后期福柯受到尼采的《道德谱系学》的影响,他选择了对那些主流思想和科学所排斥和遗忘的边缘话语进行历史研究。所谓谱系学研究,即是把话语置入社会制度和实践之中并揭示出其中的权力机制。话语和知识并不是像科学所宣称的那样是中立客观的,也绝非某些政治解放理论宣称的可以代表全人类的利益。福柯研究权力的本质是为了研究主体的本质,即个体如何成为主体的。权力如何施展?一般说来,权力通过行为引导(conduct)和操纵可能性来施展自身。引导(根据各种严格程度不同的高压机制),权力是纵向的:“从根本上说,权力不是两个对手的对峙或交锋,而是治理(government)问题。”[12]治理并不只涉及政治结构或国家的管理,它也表明个体的行为可能被引导的方式。这是一个身体强制关系的问题,权力代表着强制,我们的非意愿,抵抗的意志和不妥协的自由。权力会触发“根本的敌意”(antagonism),使人拥有处于一种紧张状态当中。

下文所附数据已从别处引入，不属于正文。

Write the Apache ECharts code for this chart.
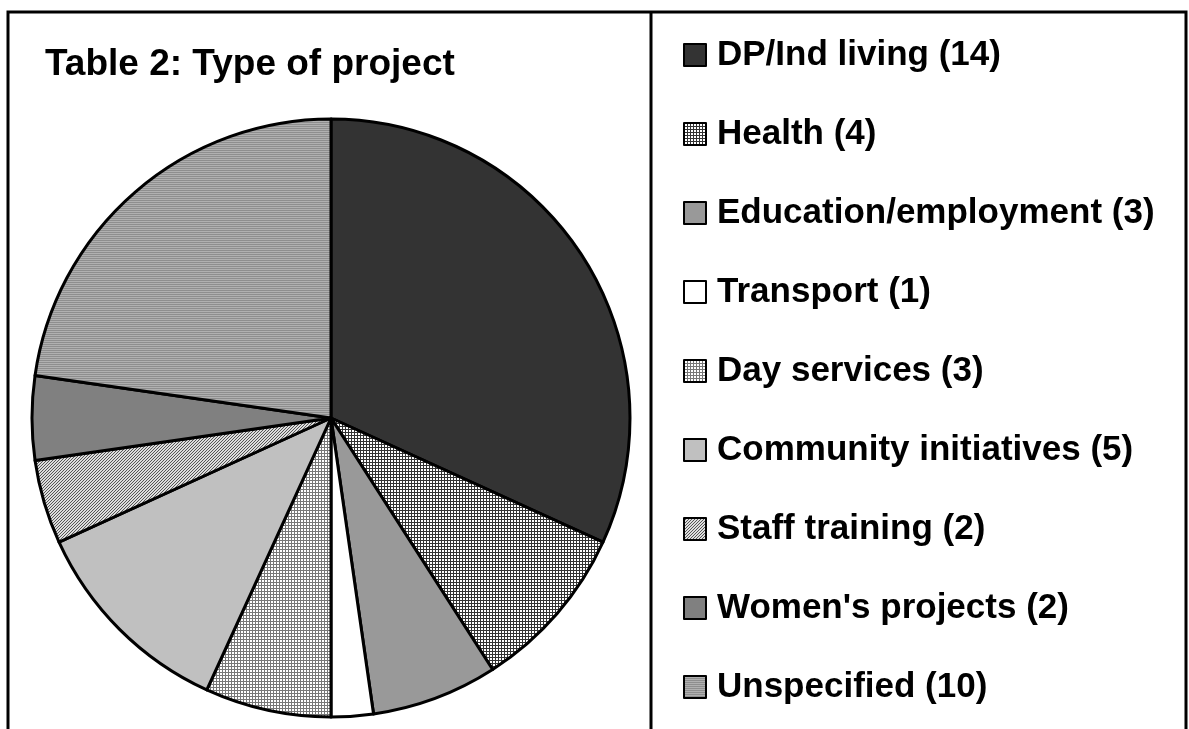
<!DOCTYPE html>
<html>
<head>
<meta charset="utf-8">
<script src="https://cdn.jsdelivr.net/npm/echarts@6/dist/echarts.min.js"></script>
<style>
  html, body { margin: 0; padding: 0; background: #fff; }
  #chart { width: 1189px; height: 729px; }
</style>
</head>
<body>
<div id="chart"></div>
<script>
// data
const categories = ['DP/Ind living', 'Health', 'Education/employment', 'Transport', 'Day services',
  'Community initiatives', 'Staff training', "Women's projects", 'Unspecified'];
const counts = [14, 4, 3, 1, 3, 5, 2, 2, 10];

// small canvas tiles for the hatched fills
function tile(w, h, draw) {
  const c = document.createElement('canvas');
  c.width = w;
  c.height = h;
  const ctx = c.getContext('2d');
  draw(ctx);
  return { image: c, repeat: 'repeat' };
}

const healthFill = tile(3, 3, ctx => {
  ctx.fillStyle = '#fff'; ctx.fillRect(0, 0, 3, 3);
  ctx.fillStyle = '#333'; ctx.fillRect(0, 0, 3, 1); ctx.fillRect(0, 0, 1, 3);
});
const dayFill = tile(3, 3, ctx => {
  ctx.fillStyle = '#fff'; ctx.fillRect(0, 0, 3, 3);
  ctx.fillStyle = '#777'; ctx.fillRect(0, 0, 3, 1); ctx.fillRect(0, 0, 1, 3);
});
const staffFill = tile(3, 3, ctx => {
  ctx.fillStyle = '#ddd'; ctx.fillRect(0, 0, 3, 3);
  ctx.fillStyle = '#555';
  for (let i = 0; i < 3; i++) ctx.fillRect(i, 2 - i, 1, 1);
});
const unspecFill = tile(2, 2, ctx => {
  ctx.fillStyle = '#b0b0b0'; ctx.fillRect(0, 0, 2, 2);
  ctx.fillStyle = '#8e8e8e'; ctx.fillRect(0, 0, 2, 1);
});

const fills = ['#333333', healthFill, '#999999', '#ffffff', dayFill, '#c0c0c0', staffFill, '#808080', unspecFill];

const chart = echarts.init(document.getElementById('chart'), null, { renderer: 'canvas' });

const option = {
  animation: false,
  backgroundColor: '#fff',
  title: {
    text: 'Table 2: Type of project',
    left: 45,
    top: 46,
    padding: 0,
    textStyle: {
      fontFamily: 'Liberation Sans',
      fontWeight: 'bold',
      fontSize: 37,
      color: '#000'
    }
  },
  legend: {
    orient: 'vertical',
    left: 683,
    top: 33,
    padding: 0,
    itemWidth: 22,
    itemHeight: 22,
    itemGap: 35,
    selectedMode: false,
    icon: 'rect',
    itemStyle: { borderColor: '#000', borderWidth: 2 },
    formatter: name => name + ' (' + counts[categories.indexOf(name)] + ')',
    textStyle: {
      fontFamily: 'Liberation Sans',
      fontWeight: 'bold',
      fontSize: 35,
      lineHeight: 40,
      color: '#000',
      padding: [4, 0, 0, 6]
    },
    data: categories
  },
  graphic: [
    {
      type: 'rect',
      shape: { x: 8, y: 12, width: 1178, height: 760 },
      style: { fill: 'none', stroke: '#000', lineWidth: 3 },
      silent: true
    },
    {
      type: 'line',
      shape: { x1: 651, y1: 12, x2: 651, y2: 729 },
      style: { stroke: '#000', lineWidth: 3 },
      silent: true
    }
  ],
  series: [
    {
      type: 'pie',
      center: [331, 418],
      radius: 299,
      startAngle: 90,
      clockwise: true,
      label: { show: false },
      labelLine: { show: false },
      emphasis: { disabled: true },
      itemStyle: { borderColor: '#000', borderWidth: 3 },
      data: categories.map((name, i) => ({
        name,
        value: counts[i],
        itemStyle: { color: fills[i] }
      }))
    }
  ]
};

chart.setOption(option);
</script>
</body>
</html>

福柯认为暴力才是权力关系的原初形式和永恒秘密。“一旦迫使它撕开面具,露出真身,它的真正本质最终会暴露出来。”因为暴力肆虐的程度和作用的范围规定了权力的界限。“暴力关系针对身体或者其他物发生作用,它强迫、压服、毁灭、破坏、关闭一切可能性。”[13]暴动的权力是绝对主体,它的对象只能站在绝对被动的地位上选择接受和毁灭。暴力毁灭一切不符合自身的东西,它意欲同一性。暴力不是权力关系的结果,而是其原因和手段。权力只是意愿达成预期的接受,它只是在可能性领域运作,使行为主体能够自我刻写。“它刺激、煽动引诱,它使得、变得更易或者更难;它放弃任何图谋,让可能性存在。极端情况下,它绝对地强制或禁止。”福柯描绘了权力关系如何施展的过程,不同于尼采的权力意志,这里的权力关系针对的是一个主体或者多个主体的行为,权力关系只是针对行为。而权力意志是意欲自身权力的增殖,可以是行为、也可以是意志,更多的权力意志是关涉自身的。重要的也是关键的区别是,福柯和尼采虽然都在描述权力的强制性和暴力性的一面,但两者的视角是完全不同的,福柯基于社会关系和政治视角,得出的是人的本质自由被压制的现实结论。而尼采基于自然角度和生命自身,得出的人的自由必然会超越束缚的理想主义情怀。